▶ **WHAT IS BEING ASKED**
Reproduce exactly the run of lines from the one containing "Give me the TikZ source for this diagram." through the one containing "minimum width=184pt, minimum". Pictures do not belong in the copy.

▶ **EXTRACTED MATERIAL**
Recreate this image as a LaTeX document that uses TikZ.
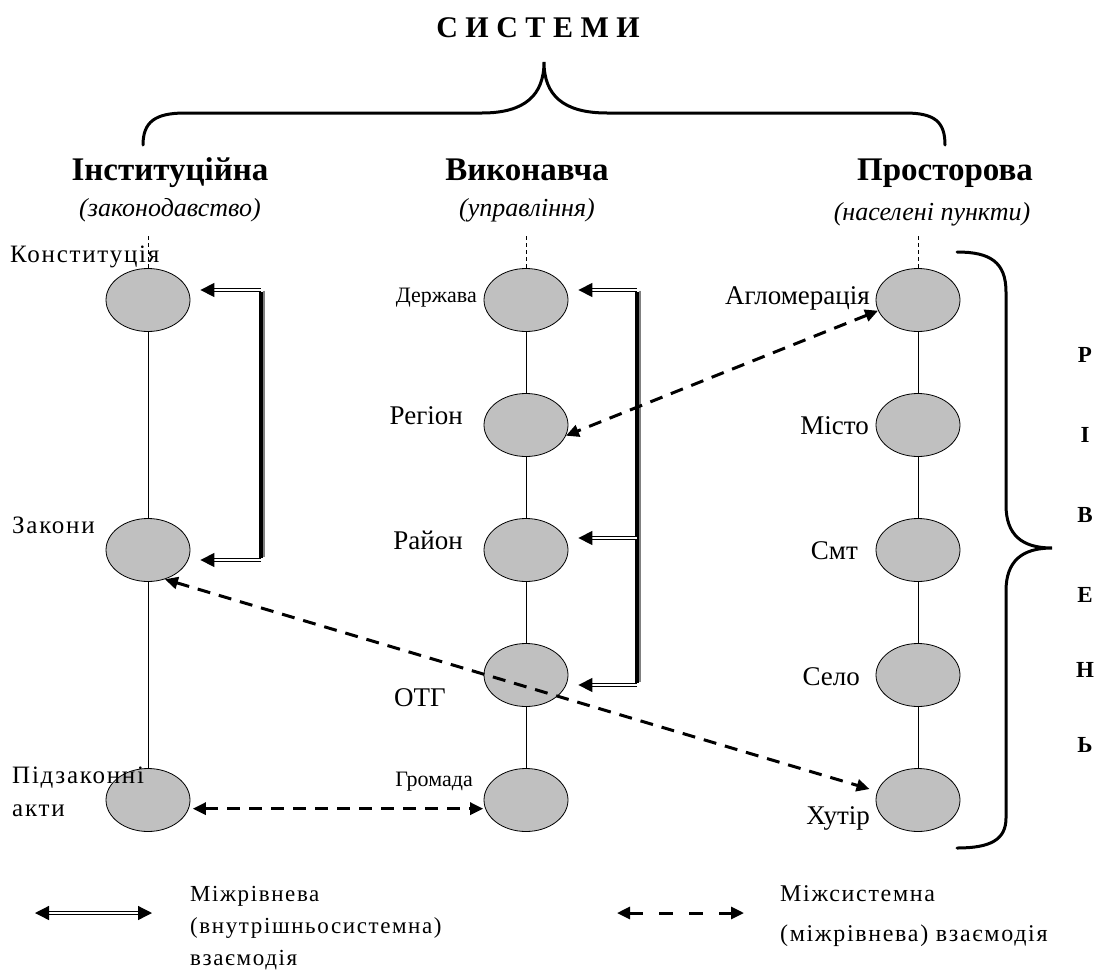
\documentclass[tikz,border=0pt]{standalone}
\usepackage{fontspec}
\setmainfont{Liberation Serif}
\newfontfamily\spaced[LetterSpace=7]{Liberation Serif}
\usetikzlibrary{shapes.geometric,arrows.meta,calc}
\definecolor{ellfill}{HTML}{C0C0C0}
\begin{document}
\begin{tikzpicture}[x=1pt,y=-1pt,
  oval/.style={ellipse,draw=black,line width=0.8pt,fill=ellfill,minimum width=84pt,minimum height=63pt,inner sep=0pt},
  chain/.style={line width=0.8pt},
  tick/.style={dashed,dash pattern=on 4pt off 3pt,line width=0.6pt},
  lab/.style={font=\fontsize{27}{30}\selectfont,inner sep=0pt},
  labs/.style={font=\fontsize{22}{26}\selectfont,inner sep=0pt},
  slab/.style={font=\spaced\fontsize{25}{33}\selectfont,inner sep=0pt,align=left},
  head/.style={font=\fontsize{33}{36}\selectfont\bfseries,inner sep=0pt,anchor=base},
  sub/.style={font=\fontsize{26}{30}\selectfont\itshape,inner sep=0pt,anchor=base},
  dbl/.style={line width=1.3pt,double=white,double distance=2.2pt,-{Triangle[length=14pt,width=14pt]},shorten >=10pt},
  dsh/.style={line width=3pt,dash pattern=on 13pt off 9pt,{Triangle[length=13pt,width=12pt]}-{Triangle[length=13pt,width=12pt]}},
  brace/.style={line width=3pt,line cap=round}]
\useasboundingbox (0,0) rectangle (1100,974);

% title and top brace
\node[font=\fontsize{30}{32}\selectfont\bfseries,inner sep=0pt] (title) at (538,28) {С И С Т Е М И};
\draw[brace] (143,145) .. controls (143,122) and (155,113) .. (185,113) -- (482,113)
  .. controls (525,113) and (544,95) .. (544,62)
  .. controls (544,95) and (563,113) .. (607,113) -- (905,113)
  .. controls (935,113) and (945,122) .. (945,145);

% headers
\node[head] (h1) at (170,180) {Інституційна};
\node[sub] (s1) at (170,216) {(законодавство)};
\node[head] (h2) at (527,180) {Виконавча};
\node[sub] (s2) at (527,216) {(управління)};
\node[head] (h3) at (945,180) {Просторова};
\node[sub] (s3) at (932,220) {(населені пункти)};

% left column
\node[oval] (k) at (148,300) {};
\node[oval] (z) at (148,550) {};
\node[oval] (p) at (148,800) {};
% middle column
\node[oval] (d) at (526,300) {};
\node[oval] (r) at (526,425) {};
\node[oval] (ra) at (526,550) {};
\node[oval] (o) at (526,675) {};
\node[oval] (g) at (526,800) {};
% right column
\node[oval] (a) at (918,300) {};
\node[oval] (m) at (918,425) {};
\node[oval] (s) at (918,550) {};
\node[oval] (se) at (918,675) {};
\node[oval] (h) at (918,800) {};

\coordinate (t1) at (148,236);
\coordinate (t2) at (526,236);
\coordinate (t3) at (918,236);
\draw[tick] (t1) -- (k.north);
\draw[tick] (t2) -- (d.north);
\draw[tick] (t3) -- (a.north);

\draw[chain] (k) -- (z) -- (p);
\draw[chain] (d) -- (r) -- (ra) -- (o) -- (g);
\draw[chain] (a) -- (m) -- (s) -- (se) -- (h);

% labels
\node[slab,anchor=base west] (lk) at (10,262) {Конституція};
\node[slab,anchor=base west] (lz) at (12,533) {Закони};
\node[slab,anchor=base west] (lp) at (12,816) {Підзаконні\\акти};
\node[labs,anchor=base east] (ld) at (477,302) {Держава};
\node[lab,anchor=base east] (lr) at (463,424) {Регіон};
\node[lab,anchor=base east] (lra) at (463,549) {Район};
\node[lab,anchor=base east] (lo) at (446,706) {ОТГ};
\node[labs,anchor=base east] (lg) at (473,786) {Громада};
\node[lab,anchor=base east] (la) at (870,304) {Агломерація};
\node[lab,anchor=base east] (lm) at (869,434) {Місто};
\node[lab,anchor=base east] (ls) at (858,559) {Смт};
\node[lab,anchor=base east] (lse) at (860,685) {Село};
\node[lab,anchor=base east] (lh) at (870,824) {Хутір};

% intra-system double arrows, left
\coordinate (vl1) at (261,290);
\coordinate (vl2) at (261,560);
\draw[line width=3.2pt] ([yshift=-1.6pt]vl1) -- ([yshift=1.6pt]vl2);
\draw[line width=2pt,gray] ([xshift=3.2pt,yshift=-0.5pt]vl1) -- ([xshift=3.2pt,yshift=2.6pt]vl2);
\draw[dbl] (vl1) -- (vl1 -| k.east);
\draw[dbl] (vl2) -- (vl2 -| z.east);

% intra-system double arrows, middle
\coordinate (vm1) at (637,290);
\coordinate (vm2) at (637,538);
\coordinate (vm3) at (637,685);
\draw[line width=3.2pt] ([yshift=-1.6pt]vm1) -- ([yshift=1.6pt]vm3);
\draw[line width=2pt,gray] ([xshift=3.2pt,yshift=-0.5pt]vm1) -- ([xshift=3.2pt,yshift=2.6pt]vm3);
\draw[dbl] (vm1) -- (vm1 -| d.east);
\draw[dbl] (vm2) -- (vm2 -| ra.east);
\draw[dbl] (vm3) -- (vm3 -| o.east);

% inter-system dashed arrows
\draw[dsh] (a.195) -- (r.-15);
\draw[dsh,shorten >=8pt] (z.-60) -- (h.168);
\draw[dsh,shorten <=4pt,shorten >=2pt] (p.-12) -- (g.192);

% right brace
\draw[brace] (957,252) .. controls (990,252) and (1006,262) .. (1006,292) -- (1006,505)
  .. controls (1006,535) and (1022,548) .. (1052,548)
  .. controls (1022,548) and (1006,561) .. (1006,591) -- (1006,818)
  .. controls (1006,840) and (990,848) .. (957,848);

\foreach \l/\yy [count=\i] in {Р/355,І/435,В/515,Е/595,Н/670,Ь/745}
  \node[font=\fontsize{23}{24}\selectfont\bfseries,inner sep=0pt] (rv\i) at (1085,\yy) {\l};

% legend
\coordinate (l1a) at (35,913);
\coordinate (l1b) at (152,913);
\draw[line width=1.3pt,double=white,double distance=2.2pt,{Triangle[length=14pt,width=14pt]}-{Triangle[length=14pt,width=14pt]}] (l1a) -- (l1b);
\node[slab,anchor=base west,font=\spaced\fontsize{23}{32}\selectfont] (leg1) at (190,965) {Міжрівнева\\(внутрішньосистемна)\\взаємодія};
\coordinate (l2a) at (617,913);
\coordinate (l2b) at (744,913);
\draw[line width=3pt,dash pattern=on 14pt off 16pt,{Triangle[length=13pt,width=12pt]}-{Triangle[length=13pt,width=12pt]}] (l2a) -- (l2b);
\node[slab,anchor=base west,font=\spaced\fontsize{24}{40}\selectfont] (leg2) at (780,941) {Міжсистемна\\(міжрівнева) взаємодія};
\end{tikzpicture}
\end{document}
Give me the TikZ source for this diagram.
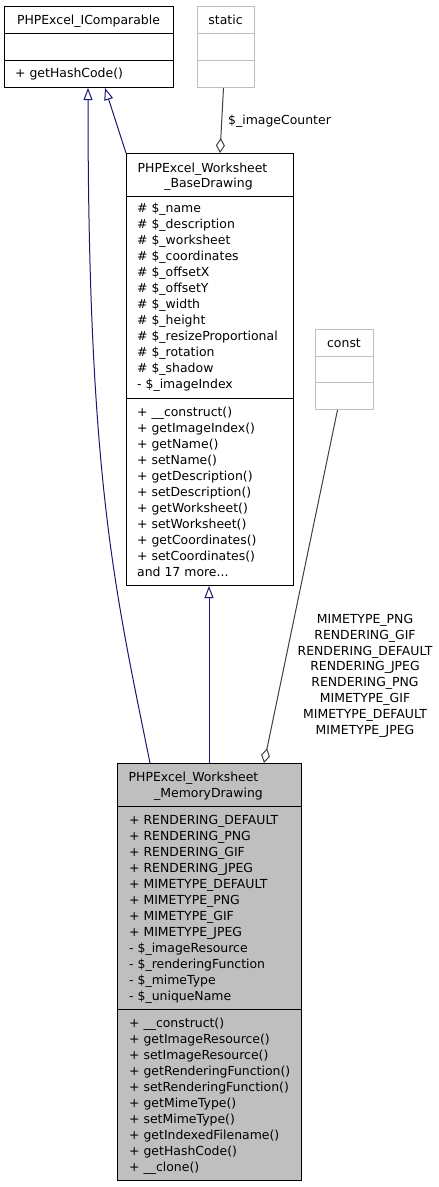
\documentclass[tikz,border=0pt]{standalone}
\usepackage{fontspec}
\setmainfont{DejaVu Sans}
\usetikzlibrary{arrows.meta,calc}
\definecolor{navy}{HTML}{191970}
\definecolor{edgegray}{HTML}{404040}
\definecolor{boxgray}{HTML}{BFBFBF}
\tikzset{
  classbox/.style={draw=black, line width=1pt, fill=white, inner sep=0pt, anchor=north west},
  lightbox/.style={classbox, draw=boxgray},
  divider/.style={draw=black, line width=1pt},
  lightdivider/.style={draw=boxgray, line width=1pt},
  txt/.style={inner sep=0pt, anchor=base west},
  ctxt/.style={inner sep=0pt, anchor=base},
  inh/.style={draw=navy, line width=1pt, -{Triangle[open, length=12pt, width=9pt, fill=white]}},
  comp/.style={draw=edgegray, line width=1pt, -{Diamond[open, length=15pt, width=9pt, fill=white]}}
}
\begin{document}
\begin{tikzpicture}[x=1pt, y=-1pt, font=\fontsize{12.45}{16}\selectfont]
\useasboundingbox (0,0) rectangle (439,1187);

% boxes
\node[classbox, minimum width=169pt, minimum height=81pt] (icomp) at (4,6) {};
\node[lightbox, minimum width=57pt, minimum height=81pt] (static) at (197,6) {};
\node[classbox, minimum width=167pt, minimum height=432pt] (base) at (126,153) {};
\node[lightbox, minimum width=58pt, minimum height=80pt] (const) at (315,329) {};
\node[classbox, fill=boxgray, minimum width=184pt, minimum height=417pt] (mem) at (117,763) {};

% dividers
\draw[divider] (icomp.west |- 0,33) -- (icomp.east |- 0,33);
\draw[divider] (icomp.west |- 0,60) -- (icomp.east |- 0,60);
\draw[lightdivider] (static.west |- 0,33) -- (static.east |- 0,33);
\draw[lightdivider] (static.west |- 0,60) -- (static.east |- 0,60);
\draw[divider] (base.west |- 0,196) -- (base.east |- 0,196);
\draw[divider] (base.west |- 0,398) -- (base.east |- 0,398);
\draw[lightdivider] (const.west |- 0,356) -- (const.east |- 0,356);
\draw[lightdivider] (const.west |- 0,382) -- (const.east |- 0,382);
\draw[divider] (mem.west |- 0,806) -- (mem.east |- 0,806);
\draw[divider] (mem.west |- 0,1009) -- (mem.east |- 0,1009);

% texts
\node[ctxt] (icompT) at (88.5,24) {PHPExcel\_IComparable};
\node[txt] (icompM) at (15,77.5) {+ getHashCode()};
\node[ctxt] (staticT) at (225.5,24.3) {static};
\node[ctxt] (constT) at (344,347) {const};

\node[ctxt] (baseT1) at (202.5,172) {PHPExcel\_Worksheet};
\node[ctxt] (baseT2) at (208.5,187) {\_BaseDrawing};
\foreach \t [count=\i from 0] in {\# \$\_name, \# \$\_description, \# \$\_worksheet, \# \$\_coordinates, \# \$\_offsetX, \# \$\_offsetY, \# \$\_width, \# \$\_height, \# \$\_resizeProportional, \# \$\_rotation, \# \$\_shadow, - \$\_imageIndex}
  \node[txt] (baseA\i) at (137,{212.5+16*\i}) {\t};
\foreach \t [count=\i from 0] in {+ \_\_construct(), + getImageIndex(), + getName(), + setName(), + getDescription(), + setDescription(), + getWorksheet(), + setWorksheet(), + getCoordinates(), + setCoordinates()}
  \node[txt] (baseM\i) at (137,{416+16*\i}) {\t};
\node[txt] (baseMore) at (137,576) {and 17 more...};

\node[ctxt] (memT1) at (193.5,781.5) {PHPExcel\_Worksheet};
\node[ctxt] (memT2) at (208.5,797) {\_MemoryDrawing};
\foreach \t [count=\i from 0] in {+ RENDERING\_DEFAULT, + RENDERING\_PNG, + RENDERING\_GIF, + RENDERING\_JPEG, + MIMETYPE\_DEFAULT, + MIMETYPE\_PNG, + MIMETYPE\_GIF, + MIMETYPE\_JPEG, - \$\_imageResource, - \$\_renderingFunction, - \$\_mimeType, - \$\_uniqueName}
  \node[txt] (memA\i) at (129,{824+16*\i}) {\t};
\foreach \t [count=\i from 0] in {+ \_\_construct(), + getImageResource(), + setImageResource(), + getRenderingFunction(), + setRenderingFunction(), + getMimeType(), + setMimeType(), + getIndexedFilename(), + getHashCode(), + \_\_clone()}
  \node[txt] (memM\i) at (129,{1027+16*\i}) {\t};

% edge labels
\node[txt] (counterL) at (228,124) {\$\_imageCounter};
\foreach \t [count=\i from 0] in {MIMETYPE\_PNG, RENDERING\_GIF, RENDERING\_DEFAULT, RENDERING\_JPEG, RENDERING\_PNG, MIMETYPE\_GIF, MIMETYPE\_DEFAULT, MIMETYPE\_JPEG}
  \node[ctxt] (constL\i) at (365,{623.5+15.8*\i}) {\t};

% connectors
\draw[inh] ($(mem.north west)+(33,0)$) .. controls (115,590) and (88,480) .. ($(icomp.south west)+(84,0)$);
\draw[inh] (base.north west) -- ($(icomp.south west)+(101,0)$);
\draw[inh] ($(mem.north west)+(92,0)$) -- ($(base.south west)+(83,0)$);
\draw[comp] ($(static.south)+(-2.5,0)$) -- ($(base.north west)+(94,0)$);
\draw[comp] ($(const.south)+(-7,0)$) -- ($(mem.north west)+(147,0)$);
\end{tikzpicture}
\end{document}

▶ **EXERCISE RESPONSE**
Give me the TikZ source for this diagram.
\documentclass[tikz,border=0pt]{standalone}
\usepackage{fontspec}
\setmainfont{DejaVu Sans}
\usetikzlibrary{arrows.meta,calc}
\definecolor{navy}{HTML}{191970}
\definecolor{edgegray}{HTML}{404040}
\definecolor{boxgray}{HTML}{BFBFBF}
\tikzset{
  classbox/.style={draw=black, line width=1pt, fill=white, inner sep=0pt, anchor=north west},
  lightbox/.style={classbox, draw=boxgray},
  divider/.style={draw=black, line width=1pt},
  lightdivider/.style={draw=boxgray, line width=1pt},
  txt/.style={inner sep=0pt, anchor=base west},
  ctxt/.style={inner sep=0pt, anchor=base},
  inh/.style={draw=navy, line width=1pt, -{Triangle[open, length=12pt, width=9pt, fill=white]}},
  comp/.style={draw=edgegray, line width=1pt, -{Diamond[open, length=15pt, width=9pt, fill=white]}}
}
\begin{document}
\begin{tikzpicture}[x=1pt, y=-1pt, font=\fontsize{12.45}{16}\selectfont]
\useasboundingbox (0,0) rectangle (439,1187);

% boxes
\node[classbox, minimum width=169pt, minimum height=81pt] (icomp) at (4,6) {};
\node[lightbox, minimum width=57pt, minimum height=81pt] (static) at (197,6) {};
\node[classbox, minimum width=167pt, minimum height=432pt] (base) at (126,153) {};
\node[lightbox, minimum width=58pt, minimum height=80pt] (const) at (315,329) {};
\node[classbox, fill=boxgray, minimum width=184pt, minimum height=417pt] (mem) at (117,763) {};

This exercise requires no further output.